To understand Britain’s malaise, visit Shildon – the town that refused to die | Aditya Chakrabortty

To understand Britain’s malaise, visit Shildon – the town that refused to die | Aditya Chakrabortty

People will blame Brexit, Boris and austerity, but this country’s demise goes back decades – and shows no signs of stopping

In 1951, the county of Durham condemned 114 villages to a slow death. The older, smaller coalmines were approaching exhaustion, which meant, officials said, “many of the rows of houses which grew up around the pitheads have outlived their usefulness”. These “rows of houses” were homes to 100,000 adults and children. Now they were designated Category D.

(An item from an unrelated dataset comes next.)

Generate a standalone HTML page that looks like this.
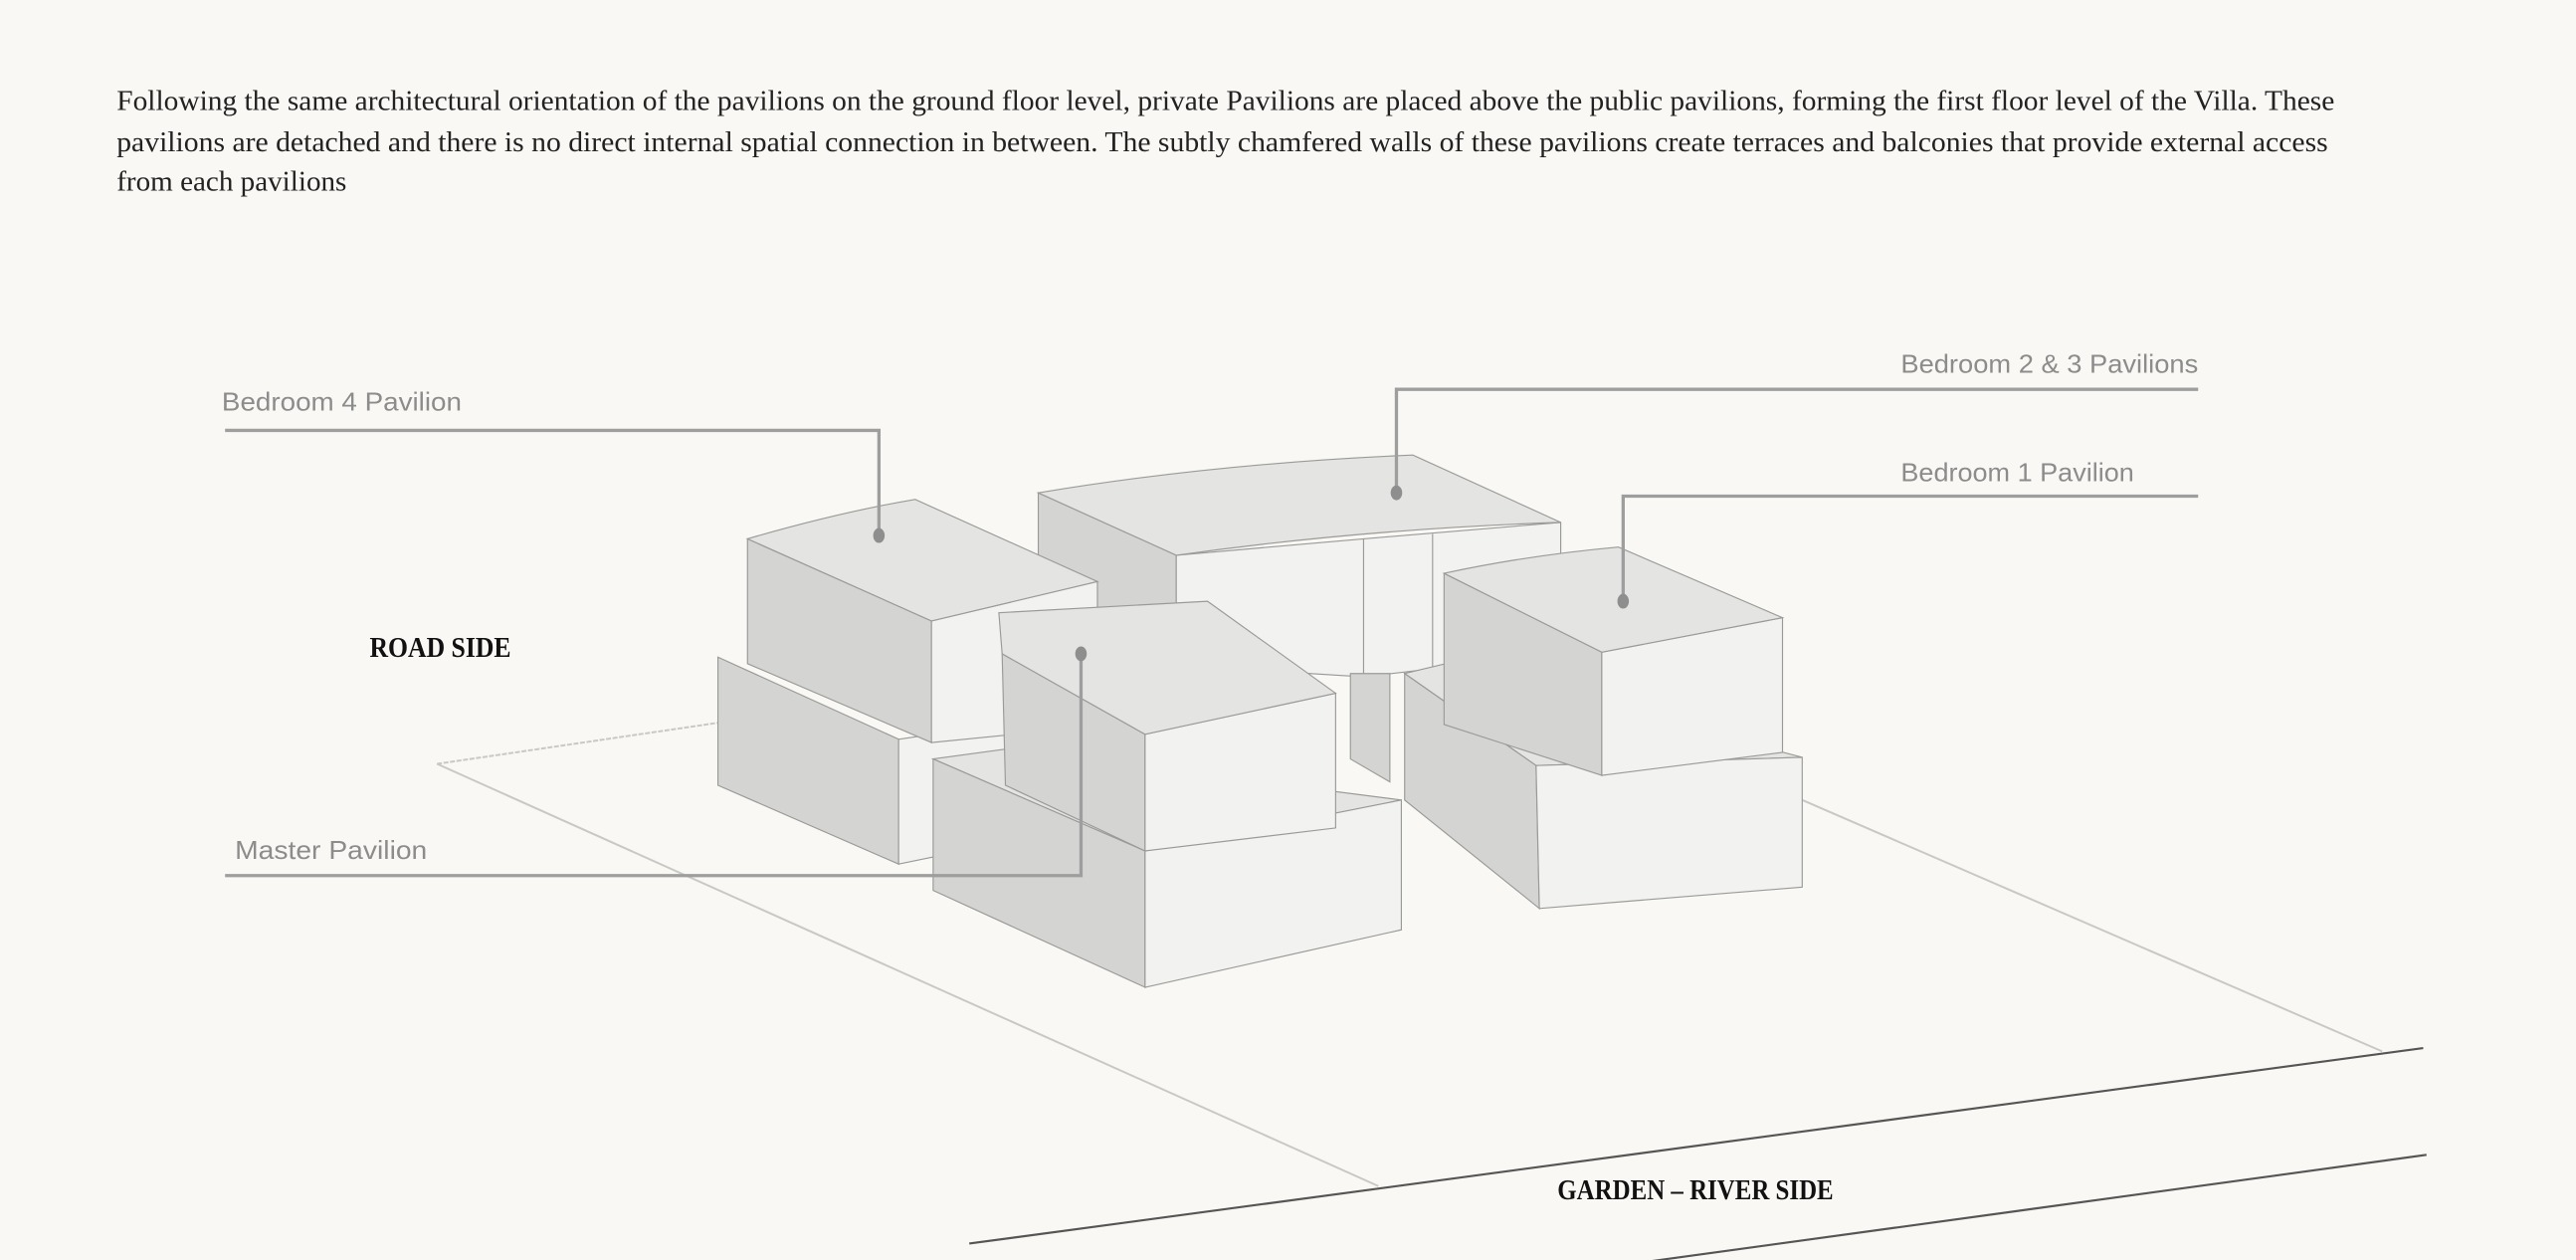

D for de-industrial. D for demolish. D for decline.

Families living there would receive no more investment: neither electric lights nor doctors’ surgeries. Before their homes were torn down, they were expected to move out or die out.

Many refused to do either. This weekend, I visited some hamlets just outside the town of Shildon, in south-west Durham. About seven decades after the order for their execution, rows of small houses were still standing. Some were boarded up; others had cars parked neatly outside. On this afternoon of bright sun and biting wind, men stood like sentinels outside their front doors and kids growled by on dirt bikes. Eldon, Coundon Grange, Coronation: these former pit communities were half-populated, half alive. It was eerie and melancholy, but it was not death.

If Durham’s category-D villages are remembered today, it is as historical curiosities, summoned up by black and white footage and oral testimony. Yet these settlements without a future offered a foretaste of perhaps the central political issue of our time: how do people live when money has discarded them?